■ TASK STATEMENT: Your task is to reproduce, verbatim and without pictures, the lines from the opening of the listing through the line containing "const rightRange = [0.98797, 1.01197];".

-- start of DATA SEGMENT --

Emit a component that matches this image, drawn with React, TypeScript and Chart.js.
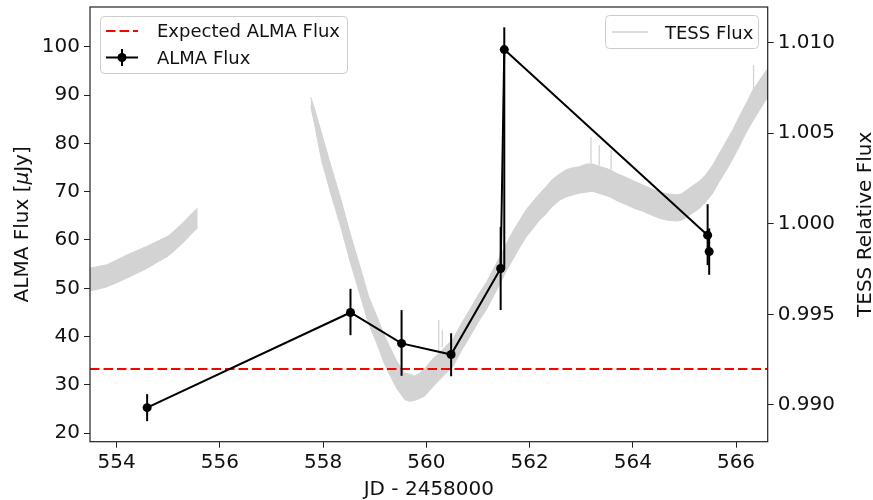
import React, { useEffect, useRef } from 'react';
import { Chart, registerables } from 'chart.js';

Chart.register(...registerables);

// ---------- data ----------
const xRange = [553.483, 566.614];
const leftRange = [18.26, 108.215];
const rightRange = [0.98797, 1.01197];

const xTicks = [554, 556, 558, 560, 562, 564, 566];
const leftTicks = [20, 30, 40, 50, 60, 70, 80, 90, 100];
const rightTicks = [0.99, 0.995, 1.0, 1.005, 1.01];

const almaJD = [554.59, 558.53, 559.52, 560.48, 561.44, 561.51, 565.45, 565.48];
const almaFlux = [25.3, 45.0, 38.6, 36.3, 54.1, 99.4, 61.0, 57.6];
const almaErrLow = [2.8, 4.7, 6.7, 4.5, 8.6, 45.3, 6.2, 4.8];
const almaErrHigh = [2.8, 4.9, 6.9, 4.4, 8.6, 4.6, 6.4, 4.8];

const expectedFlux = 33.3;

const tess1JD = [553.40, 553.48, 553.65, 553.80, 554.00, 554.20, 554.40, 554.60, 554.80, 555.00, 555.15, 555.30, 555.45, 555.57];
const tess1Low = [0.99625, 0.99630, 0.99640, 0.99651, 0.99675, 0.99701, 0.99728, 0.99756, 0.99790, 0.99822, 0.99860, 0.99900, 0.99945, 0.99977];
const tess1High = [0.99750, 0.99755, 0.99765, 0.99773, 0.99800, 0.99828, 0.99853, 0.99878, 0.99905, 0.99933, 0.99970, 1.00010, 1.00055, 1.00087];

const tess2JD = [557.76, 557.84, 557.97, 558.15, 558.34, 558.52, 558.71, 558.88, 559.04, 559.19, 559.31, 559.43, 559.58, 559.68, 559.77, 559.87, 559.97, 560.11, 560.26, 560.38, 560.51, 560.67, 560.84, 561.00, 561.17, 561.29, 561.42, 561.54, 561.67, 561.80, 561.94, 562.07, 562.19, 562.32, 562.44, 562.58, 562.72, 562.85, 562.97, 563.10, 563.22, 563.38, 563.55, 563.71, 563.88, 564.03, 564.19, 564.35, 564.52, 564.68, 564.84, 564.94, 565.04, 565.16, 565.29, 565.41, 565.54, 565.68, 565.81, 565.94, 566.06, 566.19, 566.32, 566.45, 566.57, 566.70];
const tess2Low = [1.00650, 1.00540, 1.00350, 1.00165, 0.99985, 0.99795, 0.99612, 0.99450, 0.99340, 0.99225, 0.99155, 0.99090, 0.99030, 0.99020, 0.99025, 0.99035, 0.99050, 0.99095, 0.99140, 0.99175, 0.99210, 0.99295, 0.99375, 0.99455, 0.99530, 0.99595, 0.99665, 0.99735, 0.99800, 0.99865, 0.99930, 0.99975, 1.00020, 1.00055, 1.00095, 1.00130, 1.00150, 1.00160, 1.00170, 1.00175, 1.00180, 1.00165, 1.00150, 1.00125, 1.00105, 1.00085, 1.00070, 1.00050, 1.00030, 1.00020, 1.00015, 1.00020, 1.00035, 1.00060, 1.00085, 1.00120, 1.00165, 1.00235, 1.00295, 1.00360, 1.00425, 1.00500, 1.00565, 1.00625, 1.00680, 1.00730];
const tess2High = [1.00700, 1.00630, 1.00500, 1.00320, 1.00140, 0.99950, 0.99768, 0.99600, 0.99490, 0.99380, 0.99310, 0.99240, 0.99175, 0.99170, 0.99160, 0.99175, 0.99200, 0.99250, 0.99290, 0.99325, 0.99360, 0.99445, 0.99525, 0.99605, 0.99680, 0.99745, 0.99815, 0.99885, 0.99955, 1.00015, 1.00080, 1.00125, 1.00165, 1.00205, 1.00245, 1.00275, 1.00300, 1.00310, 1.00315, 1.00330, 1.00330, 1.00315, 1.00300, 1.00275, 1.00255, 1.00235, 1.00215, 1.00195, 1.00175, 1.00165, 1.00160, 1.00165, 1.00185, 1.00210, 1.00235, 1.00270, 1.00320, 1.00390, 1.00455, 1.00520, 1.00590, 1.00660, 1.00735, 1.00790, 1.00840, 1.00890];

const spikeJD = [560.24, 560.31, 563.19, 563.35, 563.58, 566.34];
const spikeBase = [0.9930, 0.9932, 1.0032, 1.0032, 1.0030, 1.0072];
const spikeTop = [0.99469, 0.99414, 1.00479, 1.00435, 1.00407, 1.00877];

const FONT = "'DejaVu Sans', sans-serif";
const GRAY = '#d3d3d3';
const AXIS = '#222222';

function pts(xs: number[], ys: number[]) {
  return xs.map((x, i) => ({ x, y: ys[i] }));
}

const customPlugin = {
  id: 'custom',
  afterDatasetsDraw(chart: any) {
    const { ctx, scales } = chart;
    const x = scales.x;
    const y = scales.y;
    ctx.save();
    ctx.strokeStyle = '#000';
    ctx.lineWidth = 2;
    almaJD.forEach((jd, i) => {
      const px = x.getPixelForValue(jd);
      ctx.beginPath();
      ctx.moveTo(px, y.getPixelForValue(almaFlux[i] + almaErrHigh[i]));
      ctx.lineTo(px, y.getPixelForValue(almaFlux[i] - almaErrLow[i]));
      ctx.stroke();
    });
    ctx.restore();
  },
  afterDraw(chart: any) {
    const { ctx, chartArea } = chart;
    const { left, right, top, bottom } = chartArea;
    ctx.save();
    // frame
    ctx.strokeStyle = AXIS;
    ctx.lineWidth = 1.2;
    ctx.strokeRect(left, top, right - left, bottom - top);

    // axis titles
    ctx.fillStyle = '#111';
    ctx.font = `20px ${FONT}`;
    ctx.textAlign = 'center';
    ctx.textBaseline = 'alphabetic';
    ctx.fillText('JD - 2458000', (left + right) / 2, 495);

    const cy = (top + bottom) / 2;
    ctx.save();
    ctx.translate(28, cy);
    ctx.rotate(-Math.PI / 2);
    const parts = [
      { t: 'ALMA Flux [', f: `20px ${FONT}` },
      { t: 'μ', f: `italic 20px ${FONT}` },
      { t: 'Jy]', f: `20px ${FONT}` },
    ];
    let total = 0;
    parts.forEach((p) => { ctx.font = p.f; total += ctx.measureText(p.t).width; });
    let cx = -total / 2;
    ctx.textAlign = 'left';
    parts.forEach((p) => { ctx.font = p.f; ctx.fillText(p.t, cx, 0); cx += ctx.measureText(p.t).width; });
    ctx.restore();

    ctx.save();
    ctx.translate(871, cy);
    ctx.rotate(-Math.PI / 2);
    ctx.font = `20px ${FONT}`;
    ctx.textAlign = 'center';
    ctx.fillText('TESS Relative Flux', 0, 0);
    ctx.restore();

    // legends
    const box = (bx: number, by: number, bw: number, bh: number) => {
      ctx.beginPath();
      (ctx as any).roundRect(bx, by, bw, bh, 4);
      ctx.fillStyle = 'rgba(255,255,255,0.8)';
      ctx.fill();
      ctx.strokeStyle = '#cccccc';
      ctx.lineWidth = 1;
      ctx.stroke();
    };
    box(100.5, 16.5, 247, 57);
    box(605.5, 15.5, 153, 33);

    ctx.font = `18px ${FONT}`;
    ctx.textAlign = 'left';
    ctx.textBaseline = 'alphabetic';
    ctx.strokeStyle = 'red';
    ctx.lineWidth = 2;
    ctx.setLineDash([9.5, 4]);
    ctx.beginPath();
    ctx.moveTo(106, 31);
    ctx.lineTo(138, 31);
    ctx.stroke();
    ctx.setLineDash([]);
    ctx.fillStyle = '#111';
    ctx.fillText('Expected ALMA Flux', 157, 37.4);
    ctx.strokeStyle = '#000';
    ctx.beginPath();
    ctx.moveTo(106, 57.5);
    ctx.lineTo(138, 57.5);
    ctx.moveTo(122, 49);
    ctx.lineTo(122, 66);
    ctx.stroke();
    ctx.beginPath();
    ctx.arc(122, 57.5, 4.5, 0, Math.PI * 2);
    ctx.fillStyle = '#000';
    ctx.fill();
    ctx.fillStyle = '#111';
    ctx.fillText('ALMA Flux', 157, 64.1);
    ctx.strokeStyle = GRAY;
    ctx.lineWidth = 1.5;
    ctx.beginPath();
    ctx.moveTo(612, 32);
    ctx.lineTo(648, 32);
    ctx.stroke();
    ctx.fillStyle = '#111';
    ctx.fillText('TESS Flux', 665, 38.8);
    ctx.restore();
  },
};

export default function App() {
  const ref = useRef<HTMLCanvasElement | null>(null);

  useEffect(() => {
    const canvas = ref.current;
    if (!canvas) return;
    Chart.defaults.font.family = FONT;

    const spikeData: any[] = [];
    spikeJD.forEach((jd, i) => {
      spikeData.push({ x: jd, y: spikeBase[i] });
      spikeData.push({ x: jd, y: spikeTop[i] });
      spikeData.push({ x: jd, y: null });
    });

    const tessCommon = {
      yAxisID: 'y1',
      borderColor: GRAY,
      backgroundColor: GRAY,
      borderWidth: 1,
      pointRadius: 0,
      order: 5,
    };

    const noPad = (s: any) => {
      s.paddingTop = 0;
      s.paddingBottom = 0;
      s.paddingLeft = 0;
      s.paddingRight = 0;
    };

    const chart = new Chart(canvas, {
      type: 'line',
      data: {
        datasets: [
          { ...tessCommon, label: 'TESS Flux', data: pts(tess1JD, tess1Low), fill: false },
          { ...tessCommon, label: 'TESS hi 1', data: pts(tess1JD, tess1High), fill: '-1' },
          { ...tessCommon, label: 'TESS lo 2', data: pts(tess2JD, tess2Low), fill: false },
          { ...tessCommon, label: 'TESS hi 2', data: pts(tess2JD, tess2High), fill: '-1' },
          { ...tessCommon, label: 'spikes', data: spikeData, fill: false, spanGaps: false, borderWidth: 1.3 },
          {
            label: 'Expected ALMA Flux',
            yAxisID: 'y',
            data: [{ x: xRange[0], y: expectedFlux }, { x: xRange[1], y: expectedFlux }],
            borderColor: 'red',
            borderWidth: 2,
            borderDash: [9.5, 4],
            pointRadius: 0,
            fill: false,
            order: 2,
          },
          {
            label: 'ALMA Flux',
            yAxisID: 'y',
            data: pts(almaJD, almaFlux),
            borderColor: '#000',
            borderWidth: 2,
            pointRadius: 4.5,
            pointBackgroundColor: '#000',
            pointBorderWidth: 0,
            fill: false,
            order: 1,
          },
        ] as any,
      },
      options: {
        animation: false,
        responsive: false,
        layout: { padding: { top: 7, left: 0, right: 0, bottom: 0 } },
        plugins: {
          legend: { display: false },
          tooltip: { enabled: false },
        },
        scales: {
          x: {
            type: 'linear',
            min: xRange[0],
            max: xRange[1],
            afterBuildTicks: (s: any) => { s.ticks = xTicks.map((v) => ({ value: v })); },
            afterFit: (s: any) => { s.height = 58.3; noPad(s); },
            grid: { drawOnChartArea: false, drawTicks: true, tickLength: 6, color: AXIS, lineWidth: 1 },
            border: { display: false },
            ticks: { font: { size: 20, family: FONT }, color: '#111', padding: 3, maxRotation: 0, autoSkip: false, callback: (v: any) => String(v) },
          },
          y: {
            type: 'linear',
            position: 'left',
            min: leftRange[0],
            max: leftRange[1],
            afterBuildTicks: (s: any) => { s.ticks = leftTicks.map((v) => ({ value: v })); },
            afterFit: (s: any) => { s.width = 90; noPad(s); },
            grid: { drawOnChartArea: false, drawTicks: true, tickLength: 6, color: AXIS, lineWidth: 1 },
            border: { display: false },
            ticks: { font: { size: 20, family: FONT }, color: '#111', padding: 4, autoSkip: false, callback: (v: any) => String(v) },
          },
          y1: {
            type: 'linear',
            position: 'right',
            min: rightRange[0],
            max: rightRange[1],
            afterBuildTicks: (s: any) => { s.ticks = rightTicks.map((v) => ({ value: v })); },
            afterFit: (s: any) => { s.width = 105.3; noPad(s); },
            grid: { drawOnChartArea: false, drawTicks: true, tickLength: 6, color: AXIS, lineWidth: 1 },
            border: { display: false },
            ticks: { font: { size: 20, family: FONT }, color: '#111', padding: 4, autoSkip: false, callback: (v: any) => Number(v).toFixed(3) },
          },
        },
      } as any,
      plugins: [customPlugin],
    });

    return () => chart.destroy();
  }, []);

  return (
    <div style={{ position: 'absolute', left: 0, top: 0, width: 873, height: 500, background: '#fff' }}>
      <canvas ref={ref} width={873} height={500} style={{ display: 'block', width: 873, height: 500 }} />
    </div>
  );
}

-- end of DATA SEGMENT --

■ SOLUTION TO THIS TASK:
Emit a component that matches this image, drawn with React, TypeScript and Chart.js.
import React, { useEffect, useRef } from 'react';
import { Chart, registerables } from 'chart.js';

Chart.register(...registerables);

// ---------- data ----------
const xRange = [553.483, 566.614];
const leftRange = [18.26, 108.215];
const rightRange = [0.98797, 1.01197];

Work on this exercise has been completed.